Вот что было здесь я уже помню. Правда сначала смутно — голова очень сильно болела, ну просто невыносимо! В глазах все плыло и в ушах бухало! Первое воспоминание: везут меня куда-то! И то, на чем везут, холодное, зараза! И твердое! А надо мной потолок какой-то высокий-высокий, в известке и весь в трещинках! И голова! Голова буквально трещит! Тут эти перевозчики («Хароны недоделанные! Мать иху…») тряхнули каталку на каком-то порожке, голова взорвалась болью, и я уплыл!
Следующий раз я выплыл из мути уже в палате. Ну — как потом понял. А так — сумрак, несколько металлических кроватей в два ряда, люди на них лежащие, кто-то оглушающе храпит. И опять головная боль! Потом смутно видимая женщина, какой-то укол и вновь беспамятство.
А вот следующий раз уже пришел в себя, хоть и с головной болью, но более или менее четко. И первое, что увидел — мама, сидящая у кровати и батя, стоящий у кроватной спинки, в ногах.
Думал все — бред! Как там у поэта: «Там, где мама молодая и отец живой!».

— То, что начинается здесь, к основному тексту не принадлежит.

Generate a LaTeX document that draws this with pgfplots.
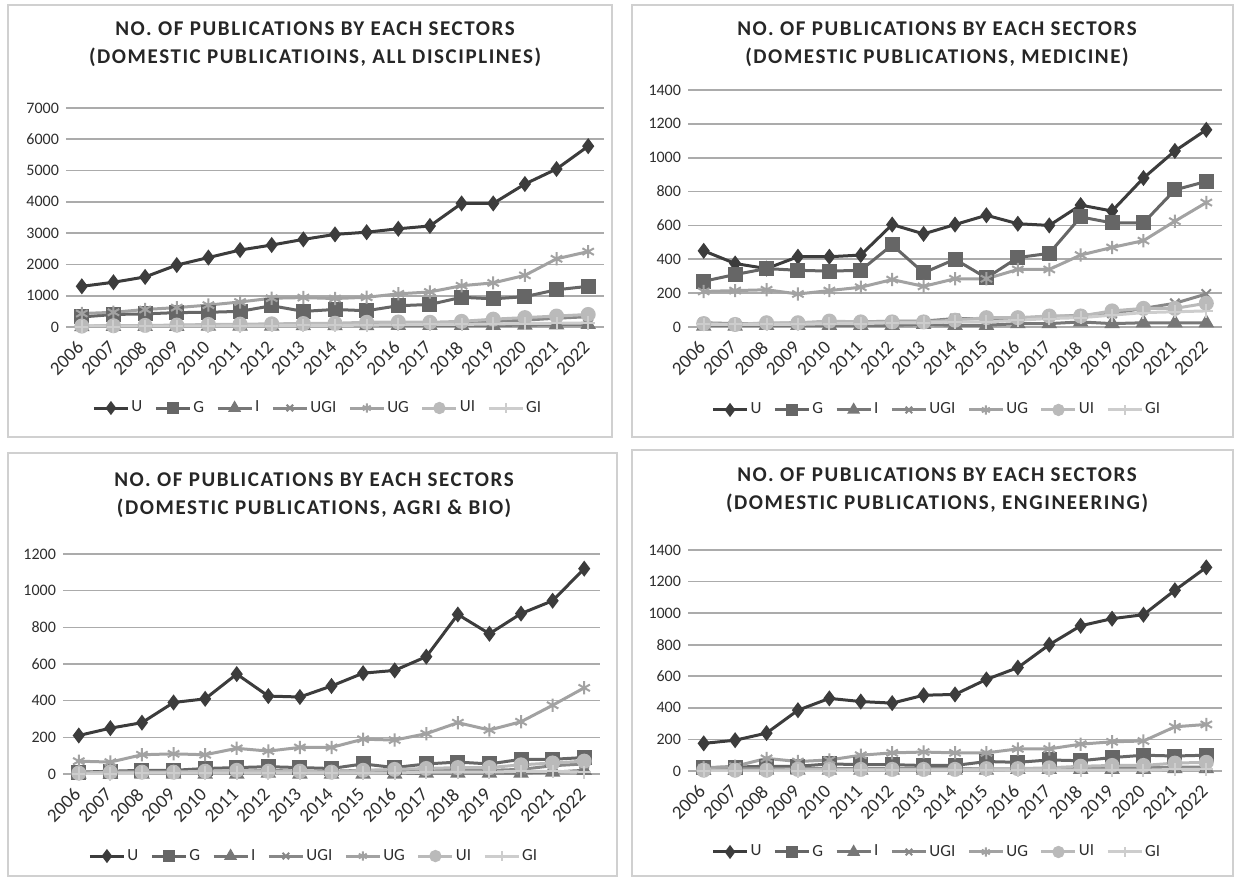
\documentclass[border=0pt]{standalone}
\usepackage{fontspec}
\setmainfont{Carlito}
\newfontfamily\titlefont[LetterSpace=7.5]{Carlito}
\usepackage{pgfplots}
\usepackage{pgfplotstable}
\pgfplotsset{compat=1.18}

\definecolor{cU}{HTML}{3C3C3C}
\definecolor{cG}{HTML}{666666}
\definecolor{cI}{HTML}{777777}
\definecolor{cUGI}{HTML}{888888}
\definecolor{cUG}{HTML}{A2A2A2}
\definecolor{cUI}{HTML}{BABABA}
\definecolor{cGI}{HTML}{CDCDCD}
\definecolor{gridc}{HTML}{ABABAB}
\definecolor{framec}{HTML}{D0D0D0}
\definecolor{txt}{HTML}{2E2E2E}

% all disciplines
\pgfplotstableread{
year U G I UGI UG UI GI
2006 1300 320 10 20 430 30 10
2007 1430 400 20 30 470 40 15
2008 1600 420 20 40 560 50 20
2009 1980 460 20 50 620 60 25
2010 2220 470 30 60 700 80 30
2011 2460 500 30 70 800 90 35
2012 2620 680 30 80 920 100 40
2013 2800 500 40 90 940 110 50
2014 2960 560 40 100 910 120 50
2015 3030 520 40 110 950 150 60
2016 3140 680 50 120 1060 160 70
2017 3230 720 50 130 1120 150 80
2018 3950 950 50 140 1320 180 80
2019 3950 900 50 180 1410 250 100
2020 4570 970 60 220 1650 300 110
2021 5050 1190 70 280 2180 350 120
2022 5780 1300 80 330 2410 400 130
}\tabAll

% medicine
\pgfplotstableread{
year U G I UGI UG UI GI
2006 450 270 5 25 210 20 15
2007 375 310 5 20 215 15 15
2008 345 345 10 20 220 25 15
2009 415 335 10 25 195 25 15
2010 415 330 10 25 215 35 20
2011 425 335 10 30 235 30 20
2012 605 485 10 35 280 30 25
2013 550 320 15 35 240 30 25
2014 605 400 10 50 285 40 30
2015 660 290 10 50 285 55 30
2016 610 410 20 50 340 55 40
2017 600 435 20 60 340 65 50
2018 720 650 30 70 425 65 55
2019 685 615 20 80 470 95 70
2020 880 615 25 110 510 110 85
2021 1040 810 25 140 625 110 90
2022 1165 860 25 195 735 140 95
}\tabMed

% agri and bio
\pgfplotstableread{
year U G I UGI UG UI GI
2006 210 10 0 5 70 5 0
2007 250 15 0 10 65 10 0
2008 280 20 0 10 105 10 5
2009 390 20 0 10 110 10 5
2010 410 30 0 15 105 15 5
2011 545 35 0 15 140 20 5
2012 425 40 5 20 125 15 5
2013 420 35 0 15 145 15 5
2014 480 30 0 15 145 10 5
2015 550 55 0 20 190 20 5
2016 565 35 0 20 185 25 5
2017 640 55 5 20 220 30 10
2018 870 65 5 20 280 35 10
2019 765 55 5 20 240 35 10
2020 875 80 5 25 285 50 15
2021 945 80 10 45 375 60 15
2022 1120 90 20 55 470 70 10
}\tabAgri

% engineering
\pgfplotstableread{
year U G I UGI UG UI GI
2006 175 20 5 15 20 5 0
2007 195 25 5 15 30 5 0
2008 240 30 5 15 80 5 0
2009 385 30 5 15 60 10 0
2010 460 45 5 15 70 10 0
2011 440 40 5 15 100 10 5
2012 430 40 5 15 115 10 5
2013 480 35 5 15 120 10 5
2014 485 35 5 15 115 10 5
2015 580 60 5 15 115 15 5
2016 655 55 10 15 140 15 5
2017 800 70 10 15 140 20 5
2018 920 65 10 20 170 30 5
2019 965 85 10 20 185 35 5
2020 990 100 10 20 190 35 5
2021 1145 95 15 25 280 50 10
2022 1290 100 15 25 295 55 10
}\tabEng

\pgfplotsset{
  panel/.style={
    scale only axis,
    anchor=south west,
    xmin=2005.5, xmax=2022.5,
    ymin=0,
    xtick={2006,...,2022},
    axis line style={draw=none},
    major tick length=0pt,
    ymajorgrids,
    grid style={gridc, line width=0.8pt},
    y tick label style={font=\fontsize{8}{9}\selectfont, text=txt},
    x tick label style={font=\fontsize{9.5}{10}\selectfont, text=txt,
      yshift=-8pt, rotate=45, anchor=east, inner sep=1pt},
    scaled y ticks=false,
    /pgf/number format/1000 sep={},
    /pgf/number format/assume math mode=true,
    legend columns=7,
    legend image code/.code={%
      \draw[mark repeat=2, mark phase=2, mark size=2.3pt] plot coordinates {(0pt,0pt) (8.5pt,0pt) (17pt,0pt)};},
    legend style={draw=none, fill=none, font=\fontsize{8.5}{9}\selectfont, text=txt,
      nodes={inner xsep=1pt},
      /tikz/every even column/.append style={column sep=5pt}},
    every axis plot/.append style={line width=1.5pt},
  },
  sU/.style={cU, mark=diamond*, mark size=2.8pt, mark options={solid, fill=cU}},
  sG/.style={cG, mark=square*, mark size=3pt, mark options={solid, fill=cG}},
  sI/.style={cI, mark=triangle*, mark size=3pt, mark options={solid, fill=cI}},
  sUGI/.style={cUGI, mark=x, mark size=3.3pt, mark options={solid, line width=1pt}},
  sUG/.style={cUG, mark=asterisk, mark size=3.3pt, mark options={solid, line width=1pt}},
  sUI/.style={cUI, mark=*, mark size=3pt, mark options={solid, fill=cUI}},
  sGI/.style={cGI, mark=+, mark size=3.3pt, mark options={solid, line width=1pt}},
}

\newcommand{\series}[1]{%
  \addplot[sU] table[x=year, y=U] {#1};
  \addplot[sG] table[x=year, y=G] {#1};
  \addplot[sI] table[x=year, y=I] {#1};
  \addplot[sUGI] table[x=year, y=UGI] {#1};
  \addplot[sUG] table[x=year, y=UG] {#1};
  \addplot[sUI] table[x=year, y=UI] {#1};
  \addplot[sGI] table[x=year, y=GI] {#1};
  \legend{U,G,I,UGI,UG,UI,GI}
}

\begin{document}
\begin{tikzpicture}[x=1pt, y=1pt]
\useasboundingbox (0,0) rectangle (617.5,439);

% panel frames
\draw[framec, line width=0.8pt] (4,220.5) rectangle (306,436.5);
\draw[framec, line width=0.8pt] (316,220.5) rectangle (616.5,436.5);
\draw[framec, line width=0.8pt] (4,1) rectangle (308.5,212.5);
\draw[framec, line width=0.8pt] (316,1) rectangle (616.5,214);

\tikzset{ttl/.style={align=center, text=black!85, font=\titlefont\bfseries\fontsize{10.5}{14}\selectfont}}
\node[ttl] at (157.5,417) {NO. OF PUBLICATIONS BY EACH SECTORS\\(DOMESTIC PUBLICATIOINS, ALL DISCIPLINES)};
\node[ttl] at (468.5,416.75) {NO. OF PUBLICATIONS BY EACH SECTORS\\(DOMESTIC PUBLICATIONS, MEDICINE)};
\node[ttl] at (157,191.5) {NO. OF PUBLICATIONS BY EACH SECTORS\\(DOMESTIC PUBLICATIONS, AGRI \& BIO)};
\node[ttl] at (468.5,193.75) {NO. OF PUBLICATIONS BY EACH SECTORS\\(DOMESTIC PUBLICATIONS, ENGINEERING)};

\begin{axis}[panel, at={(33pt,275.5pt)}, width=269pt, height=109.5pt,
  ymax=7000, ytick={0,1000,...,7000},
  legend style={at={(0.468,-0.37)}, anchor=center}]
\series{\tabAll}
\end{axis}

\begin{axis}[panel, at={(344pt,275.5pt)}, width=267pt, height=118.5pt,
  ymax=1400, ytick={0,200,...,1400},
  legend style={at={(0.466,-0.35)}, anchor=center}]
\series{\tabMed}
\end{axis}

\begin{axis}[panel, at={(31.5pt,52pt)}, width=268.5pt, height=110pt,
  ymax=1200, ytick={0,200,...,1200},
  legend style={at={(0.467,-0.373)}, anchor=center}]
\series{\tabAgri}
\end{axis}

\begin{axis}[panel, at={(344pt,53.5pt)}, width=267pt, height=110.5pt,
  ymax=1400, ytick={0,200,...,1400},
  legend style={at={(0.466,-0.3665)}, anchor=center}]
\series{\tabEng}
\end{axis}
\end{tikzpicture}
\end{document}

Вот так и у меня. И до того на душе горько стало, что я не выдержал и разревелся! Я ведь их такими почти и не помнил. Лишь что-то смутно-смутно в памяти маячило. А тут — вот они! Маме сейчас всего сорок два, бате — сорок шесть лет. А я их помню уже гораздо-гораздо старше. Помню, как батя умер в восемдесят девятом году. И маму, совсем старушкой… Как хоронил ее в далеком две тысячи восьмом году. То есть накатили на меня вот эти все воспоминания, ух как!!!
Потом, еще через день, мама с руганью вытребовала моей выписки. Батя говорил, что заподозрила она у одного из больных в моей палате «тубик» — нехорошо он дышал и кашлял. Ну — она же медик, фельдшер у нас в РТС, ей виднее. Еще она ругалась, почему меня в детское отделение не положили. Отец, хмыкнув, предположил, что врачи, думая, что я умру, не захотели пугать детей в палатах и отправили меня во взрослое отделение. Ну да — Бог с ними!